Si bien mi disconformidad apunta hacia los medios que comunican y forman opinión pública, la discriminación está presente en la forma en la que se expresa la sociedad en su conjunto. Semanas atrás las redes sociales repercutieron un caso extremo de bullying sobre una menor de 14 años hipoacúsica que fue injustamente criticada luego de compartir un video bailando en la famosa aplicación TikTok -muy popular entre los más jóvenes-, pero lo llamativo es que muchos comentarios no sólo atacaron su forma de expresarse desconociendo su condición, sino que además se burlaron de ella por pertenecer a una familia humilde. Las agresiones que sufrió Marisa Alvarado ocurren a diario, más aún cuando muchos agresores se esconden detrás de un dispositivo móvil o una computadora protegidos por un aparente anonimato.
La discriminación a la pobreza es quizá hoy una de las menos visibilizadas. Así como el hombre o la mujer son capaces de evolucionar hacia nuevas formas de comprensión y desarrollos tecnológicos que nos sorprenden cada año, también siento que por momentos nos estancamos en la ausencia de una comprensión cultural sin precedentes. La sociedad argentina conforma una composición estructural del racismo con un ideal civilizatorio que dio nacimiento a un imaginario europeo en América Latina y que provocó el apartado de las poblaciones no blancas a los extremos sociales de menores oportunidades. La lucha contra la pobreza no se vencerá llevando una cámara a una casa para que todos veamos la miseria ajena ni haciendo humor con una persona que vive en un árbol porque no tiene el acceso a un techo.

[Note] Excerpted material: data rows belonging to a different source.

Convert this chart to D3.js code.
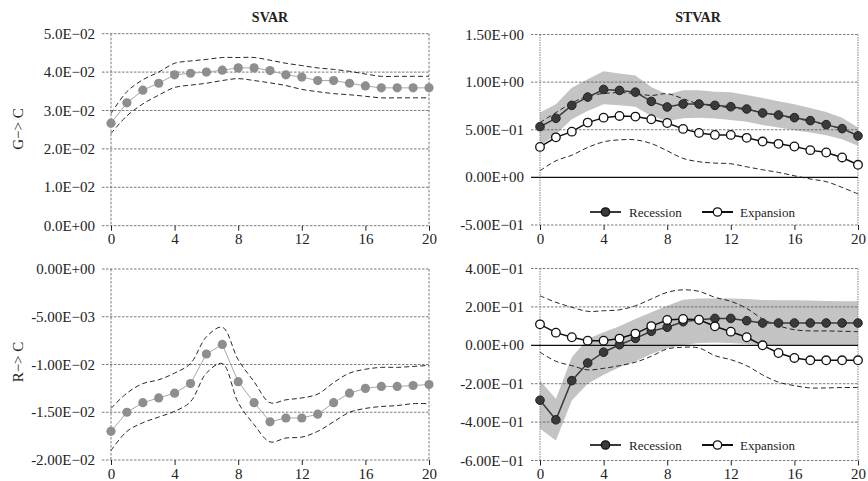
<!DOCTYPE html>
<html><head><meta charset="utf-8">
<script src="https://cdn.jsdelivr.net/npm/d3@7"></script>
<style>body{margin:0;background:#fff}svg{display:block}text{font-family:"Liberation Serif","Times New Roman",serif;fill:#222}</style>
</head><body><svg id="c" width="868" height="481"></svg>
<script>
const horizons = [0,1,2,3,4,5,6,7,8,9,10,11,12,13,14,15,16,17,18,19,20];
const xTicks = [0,4,8,12,16,20];

// SVAR G->C
const svarGC = [0.0267,0.0320,0.0353,0.0371,0.0393,0.0397,0.0400,0.0405,0.0411,0.0411,0.0404,0.0393,0.0387,0.0378,0.0378,0.0371,0.0364,0.0359,0.0359,0.0359,0.0359];
const svarGCUp = [0.0292,0.0349,0.0380,0.0400,0.0423,0.0429,0.0433,0.0438,0.0438,0.0438,0.0431,0.0423,0.0417,0.0411,0.0407,0.0402,0.0395,0.0389,0.0389,0.0389,0.0389];
const svarGCLo = [0.0240,0.0286,0.0317,0.0340,0.0360,0.0366,0.0371,0.0378,0.0383,0.0378,0.0372,0.0365,0.0355,0.0349,0.0344,0.0341,0.0337,0.0333,0.0333,0.0333,0.0333];
const gcTicks = [0,0.01,0.02,0.03,0.04,0.05];
const gcLabels = ["0.0E+00","1.0E\u221202","2.0E\u221202","3.0E\u221202","4.0E\u221202","5.0E\u221202"];

// SVAR R->C
const svarRC = [-0.0170,-0.0150,-0.0140,-0.0135,-0.0130,-0.0120,-0.0089,-0.0079,-0.0118,-0.0140,-0.0160,-0.0156,-0.0156,-0.0152,-0.0140,-0.0130,-0.0125,-0.0123,-0.0123,-0.0122,-0.0121];
const svarRCUp = [-0.0146,-0.0130,-0.0120,-0.0116,-0.0109,-0.0099,-0.0071,-0.0061,-0.0095,-0.0118,-0.0140,-0.0137,-0.0135,-0.0131,-0.0119,-0.0109,-0.0105,-0.0103,-0.0103,-0.0102,-0.0101];
const svarRCLo = [-0.0190,-0.0170,-0.0161,-0.0155,-0.0149,-0.0139,-0.0109,-0.0099,-0.0140,-0.0163,-0.0181,-0.0177,-0.0176,-0.0170,-0.0160,-0.0150,-0.0146,-0.0144,-0.0143,-0.0141,-0.0141];
const rcTicks = [-0.02,-0.015,-0.01,-0.005,0];
const rcLabels = ["-2.00E\u221202","-1.50E\u221202","-1.00E\u221202","-5.00E\u221203","0.00E+00"];

// STVAR G->C
const recGC = [0.533,0.620,0.756,0.843,0.923,0.913,0.895,0.798,0.739,0.770,0.770,0.756,0.742,0.718,0.676,0.655,0.627,0.596,0.554,0.512,0.436];
const recGCUp = [0.680,0.767,0.940,1.030,1.115,1.090,1.070,0.950,0.870,0.916,0.916,0.900,0.895,0.864,0.833,0.800,0.767,0.728,0.686,0.627,0.523];
const recGCLo = [0.330,0.450,0.610,0.697,0.767,0.756,0.742,0.645,0.592,0.620,0.627,0.617,0.603,0.585,0.550,0.523,0.495,0.470,0.442,0.400,0.331];
const expGC = [0.320,0.420,0.480,0.575,0.627,0.645,0.638,0.610,0.571,0.509,0.467,0.446,0.446,0.415,0.376,0.352,0.324,0.286,0.261,0.209,0.132];
const expGCUp = [0.575,0.680,0.780,0.854,0.880,0.890,0.880,0.860,0.878,0.826,0.770,0.750,0.730,0.710,0.680,0.650,0.620,0.590,0.550,0.510,0.440];
const expGCLo = [0.070,0.174,0.233,0.314,0.373,0.394,0.394,0.355,0.279,0.199,0.164,0.150,0.143,0.111,0.080,0.052,0.017,-0.017,-0.045,-0.105,-0.174];
const stGcTicks = [-0.5,0,0.5,1.0,1.5];
const stGcLabels = ["-5.00E\u221201","0.00E+00","5.00E\u221201","1.00E+00","1.50E+00"];

// STVAR R->C
const recRC = [-0.286,-0.388,-0.184,-0.092,-0.036,0.003,0.036,0.073,0.094,0.123,0.133,0.140,0.140,0.128,0.116,0.116,0.116,0.116,0.116,0.116,0.116];
const recRCUp = [-0.184,-0.279,-0.062,0.033,0.068,0.099,0.137,0.172,0.206,0.237,0.244,0.244,0.244,0.241,0.236,0.235,0.234,0.233,0.231,0.230,0.229];
const recRCLo = [-0.435,-0.496,-0.288,-0.200,-0.154,-0.114,-0.085,-0.045,-0.016,0.002,0.012,0.015,0.012,0.007,0.002,0.002,0.002,0.002,0.002,0.002,0.002];
const expRC = [0.109,0.066,0.042,0.024,0.024,0.035,0.061,0.100,0.132,0.137,0.133,0.099,0.071,0.042,0.000,-0.040,-0.066,-0.078,-0.078,-0.078,-0.078];
const expRCUp = [0.258,0.224,0.198,0.177,0.180,0.185,0.206,0.241,0.276,0.289,0.281,0.250,0.229,0.192,0.137,0.102,0.081,0.075,0.075,0.073,0.071];
const expRCLo = [-0.036,-0.083,-0.106,-0.128,-0.120,-0.106,-0.088,-0.057,-0.019,-0.010,-0.014,-0.054,-0.075,-0.106,-0.154,-0.192,-0.210,-0.222,-0.222,-0.220,-0.220];
const stRcTicks = [-0.6,-0.4,-0.2,0,0.2,0.4];
const stRcLabels = ["-6.00E\u221201","-4.00E\u221201","-2.00E\u221201","0.00E+00","2.00E\u221201","4.00E\u221201"];

const titles = ["SVAR","STVAR"];
const rowLabels = ["G\u2212> C","R\u2212> C"];
const legendNames = ["Recession","Expansion"];

const svg = d3.select("#c");

function panel(o){
  const x = d3.scaleLinear().domain([0,20]).range([o.x0,o.x1]);
  const y = d3.scaleLinear().domain(o.domain).range([o.y1,o.y0]);
  const g = svg.append("g");
  const lightGrid = o.st;
  if(o.band){
    g.append("path").datum(horizons)
      .attr("d", d3.area().x(d=>x(d)).y0((d,i)=>y(o.band[1][i])).y1((d,i)=>y(o.band[0][i])))
      .attr("fill","#c4c4c4");
  }
  o.ticks.forEach((t,i)=>{
    g.append("line").attr("x1",o.x0-9).attr("x2",o.x1).attr("y1",y(t)).attr("y2",y(t))
      .attr("stroke", (o.zero && t===0) ? "none" : "#555").attr("stroke-width",0.8)
      .attr("stroke-dasharray","2.5,1.5");
    g.append("text").attr("x",o.x0-16).attr("y",y(t)).attr("text-anchor","end")
      .attr("dominant-baseline","central").attr("font-size",15).text(o.labels[i]);
  });
  [o.x0,o.x1].forEach(xx=>{
    g.append("line").attr("x1",xx).attr("x2",xx).attr("y1",o.y0).attr("y2",o.y1)
      .attr("stroke", lightGrid ? "#999" : "#555").attr("stroke-width", lightGrid?1.2:0.8)
      .attr("stroke-dasharray", lightGrid ? "1.5,1" : "2.5,1.5");
  });
  const ax = g.append("g").attr("transform",`translate(0,${o.y1})`)
    .call(d3.axisBottom(x).tickValues(xTicks).tickSize(5).tickPadding(3).tickFormat(d3.format("d")));
  ax.select(".domain").remove();
  ax.selectAll(".tick line").attr("stroke","#222");
  ax.selectAll("text").attr("font-size",15).attr("font-family","Liberation Serif").attr("fill","#222");
  if(o.zero){
    g.append("line").attr("x1",o.x0-9).attr("x2",o.x1).attr("y1",y(0)).attr("y2",y(0))
      .attr("stroke","#111").attr("stroke-width",1.3);
  }
  const smooth = d3.line().x(d=>x(d)).curve(d3.curveCatmullRom.alpha(0.5));
  o.dashed.forEach(arr=>{
    g.append("path").datum(horizons).attr("d", smooth.y((d,i)=>y(arr[i])))
      .attr("fill","none").attr("stroke","#111").attr("stroke-width",0.9).attr("stroke-dasharray","5,3");
  });
  o.series.forEach(s=>{
    g.append("path").datum(horizons).attr("d", d3.line().x(d=>x(d)).y((d,i)=>y(s.v[i])))
      .attr("fill","none").attr("stroke",s.line).attr("stroke-width",s.lw);
    g.selectAll(null).data(horizons).enter().append("circle")
      .attr("cx",d=>x(d)).attr("cy",(d,i)=>y(s.v[i])).attr("r",s.r)
      .attr("fill",s.fill).attr("stroke",s.stroke).attr("stroke-width",s.sw);
  });
  if(o.legendY){
    const items = [{lx:590,tx:629,fill:"#3a3a3a",line:"#3a3a3a"},{lx:702,tx:740,fill:"#fff",line:"#111"}];
    items.forEach((it,i)=>{
      g.append("line").attr("x1",it.lx).attr("x2",it.lx+31).attr("y1",o.legendY).attr("y2",o.legendY)
        .attr("stroke",it.line).attr("stroke-width",2);
      g.append("circle").attr("cx",it.lx+15.5).attr("cy",o.legendY).attr("r",4.2)
        .attr("fill",it.fill).attr("stroke","#111").attr("stroke-width",1.3);
      g.append("text").attr("x",it.tx).attr("y",o.legendY).attr("dominant-baseline","central")
        .attr("font-size",13).text(legendNames[i]);
    });
  }
}

const svarStyle = v => ({v, line:"#a8a8a8", lw:1, r:4.6, fill:"#8e8e8e", stroke:"none", sw:0});
const recStyle = v => ({v, line:"#3a3a3a", lw:1.5, r:4.3, fill:"#3a3a3a", stroke:"#222", sw:1});
const expStyle = v => ({v, line:"#111", lw:1.5, r:4.3, fill:"#fff", stroke:"#111", sw:1.3});

panel({x0:111,x1:429,y0:33.7,y1:225.7,domain:[0,0.05],ticks:gcTicks,labels:gcLabels,
  dashed:[svarGCUp,svarGCLo],series:[svarStyle(svarGC)]});
panel({x0:111,x1:429,y0:269,y1:460,domain:[-0.02,0],ticks:rcTicks,labels:rcLabels,
  dashed:[svarRCUp,svarRCLo],series:[svarStyle(svarRC)]});
panel({x0:540,x1:858,y0:34.5,y1:225,domain:[-0.5,1.5],ticks:stGcTicks,labels:stGcLabels,st:true,zero:true,
  band:[recGCUp,recGCLo],dashed:[expGCUp,expGCLo],series:[recStyle(recGC),expStyle(expGC)],legendY:212});
panel({x0:540,x1:858,y0:268.5,y1:460.5,domain:[-0.6,0.4],ticks:stRcTicks,labels:stRcLabels,st:true,zero:true,
  band:[recRCUp,recRCLo],dashed:[expRCUp,expRCLo],series:[recStyle(recRC),expStyle(expRC)],legendY:445});

svg.append("text").attr("x",270).attr("y",17).attr("text-anchor","middle").attr("dominant-baseline","central")
  .attr("font-size",14).attr("font-weight","bold").text(titles[0]);
svg.append("text").attr("x",698).attr("y",17).attr("text-anchor","middle").attr("dominant-baseline","central")
  .attr("font-size",14).attr("font-weight","bold").text(titles[1]);
[129,362].forEach((cy,i)=>{
  svg.append("text").attr("transform",`translate(18,${cy}) rotate(-90)`).attr("text-anchor","middle")
    .attr("dominant-baseline","central").attr("font-size",15).text(rowLabels[i]);
});
</script></body></html>
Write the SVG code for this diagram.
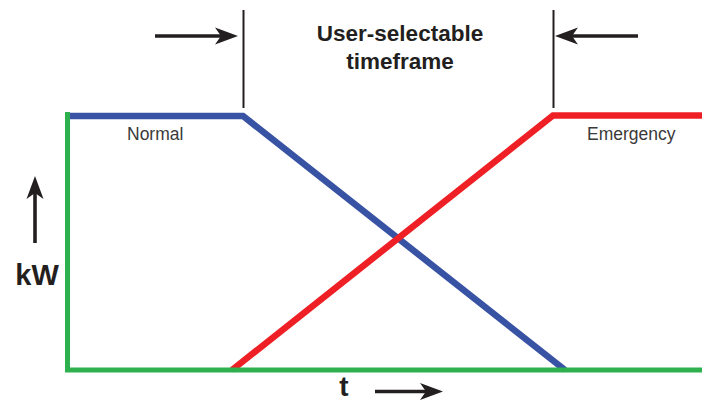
<svg xmlns="http://www.w3.org/2000/svg" width="702" height="402" viewBox="0 0 702 402">
  <style>
    .curve { fill: none; stroke-linejoin: miter; stroke-linecap: butt; }
    .blue { stroke: #3953a4; stroke-width: 6.5; }
    .red { stroke: #ee2026; stroke-width: 6.5; }
    .axis { fill: none; stroke: #2eb04f; stroke-width: 5; stroke-linejoin: miter; stroke-linecap: butt; }
    .tick { stroke: #231f20; stroke-width: 2; }
    .arrow { stroke: #231f20; stroke-width: 3.6; fill: none; marker-end: url(#head); }
    .title { font-family: "Liberation Sans", Arial, sans-serif; font-weight: bold; font-size: 22.5px; fill: #231f20; text-anchor: middle; }
    .axislabel { font-family: "Liberation Sans", Arial, sans-serif; font-weight: bold; font-size: 29px; fill: #231f20; text-anchor: middle; }
    .tlabel { font-size: 28px; }
    .label { font-family: "Liberation Sans", Arial, sans-serif; font-size: 17.5px; fill: #3a3a3a; }
  </style>
  <defs>
    <marker id="head" markerUnits="userSpaceOnUse" viewBox="-24 -10 26 20" markerWidth="26" markerHeight="20" refX="-12" refY="0" orient="auto">
      <path d="M0,0 L-23,-8.5 L-17,0 L-23,8.5 Z" fill="#231f20"/>
    </marker>
  </defs>
  <rect width="702" height="402" fill="#ffffff"/>

  <g id="normal-curve">
    <path class="curve blue" d="M70,116 H243 L565,370"/>
    <text class="label" x="127" y="140">Normal</text>
  </g>
  <g id="emergency-curve">
    <path class="curve red" d="M232,370 L553,115.5 H702"/>
    <text class="label" x="587" y="140">Emergency</text>
  </g>
  <g id="axes">
    <path class="axis" d="M67.5,112 V370 H702"/>
  </g>

  <g id="timeframe">
    <line class="tick" x1="243.5" y1="10" x2="243.5" y2="108"/>
    <line class="tick" x1="553.5" y1="10" x2="553.5" y2="108"/>
    <text class="title" x="400" y="41">User-selectable</text>
    <text class="title" x="400" y="69">timeframe</text>
  </g>

  <g id="kw-label">
    <text class="axislabel" x="37" y="285">kW</text>
  </g>
  <g id="t-label">
    <text class="axislabel tlabel" x="344" y="396">t</text>
  </g>

  <g id="connectors">
    <line class="arrow" x1="155" y1="36" x2="226" y2="36"/>
    <line class="arrow" x1="638" y1="36" x2="567" y2="36"/>
    <line class="arrow" x1="35" y1="243" x2="35" y2="188"/>
    <line class="arrow" x1="375" y1="391.5" x2="431" y2="391.5"/>
  </g>
</svg>
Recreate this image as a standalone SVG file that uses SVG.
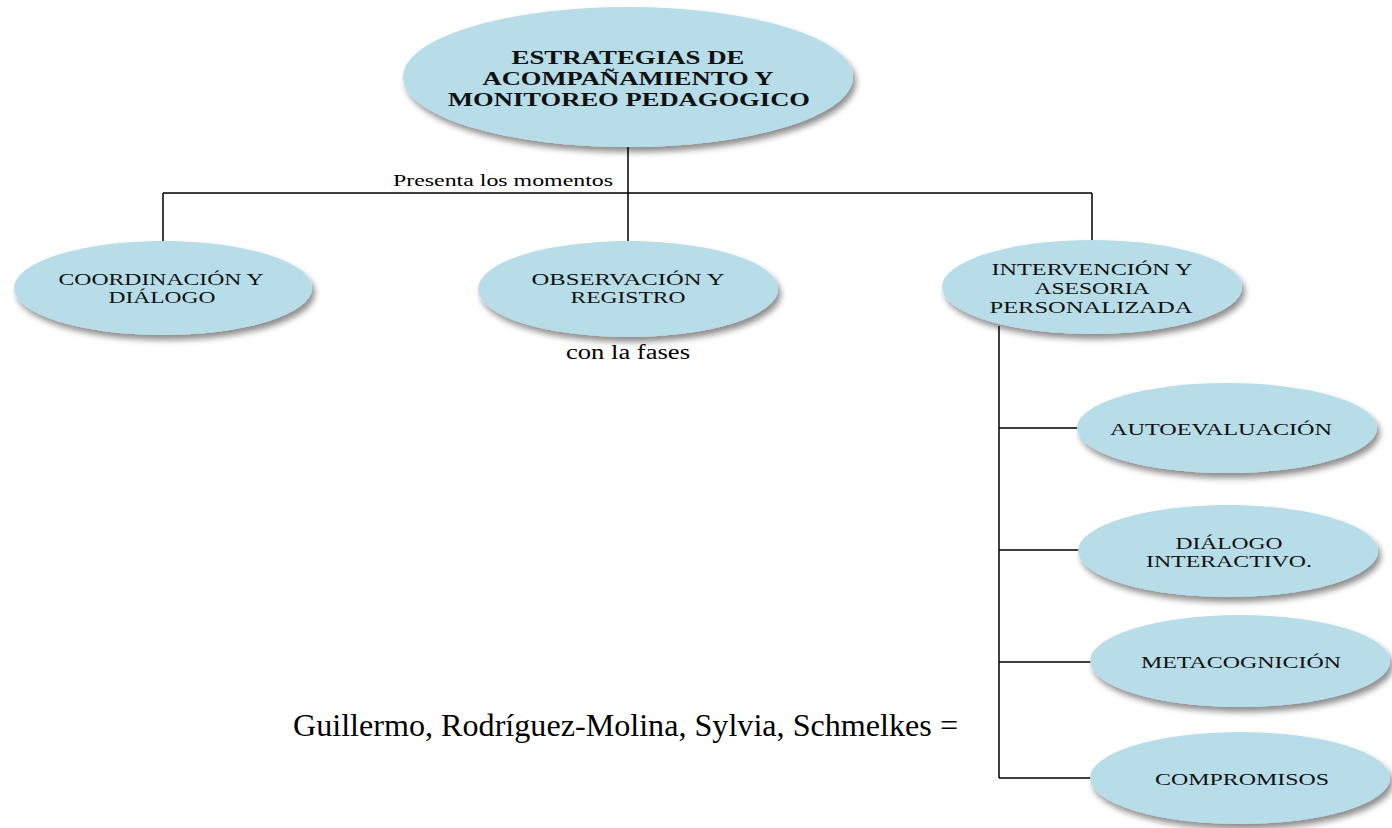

Los mecanismos de discriminación forman personas que discriminan, habitualmente a personas de piel oscura, descendientes de pueblos indígenas y personas en situaciones socioeconómica vulnerables.
Exponer la pobreza o las condiciones de inferioridad de muchos colectivos en la Argentina sin mencionar las condiciones históricas y sin poner en cuestión lo que no estamos haciendo para luchar contra ella no es más que una obra teatralizada para la muchedumbre. No alcanza con darle prensa por un rato al colectivo feminista ni con charlar un rato con una persona inmersa en la pobreza; se necesita mucho más para dejar de lado la insensibilidad humana que nos pone lejos de la justicia social por la que deberíamos luchar si queremos un país inclusivo.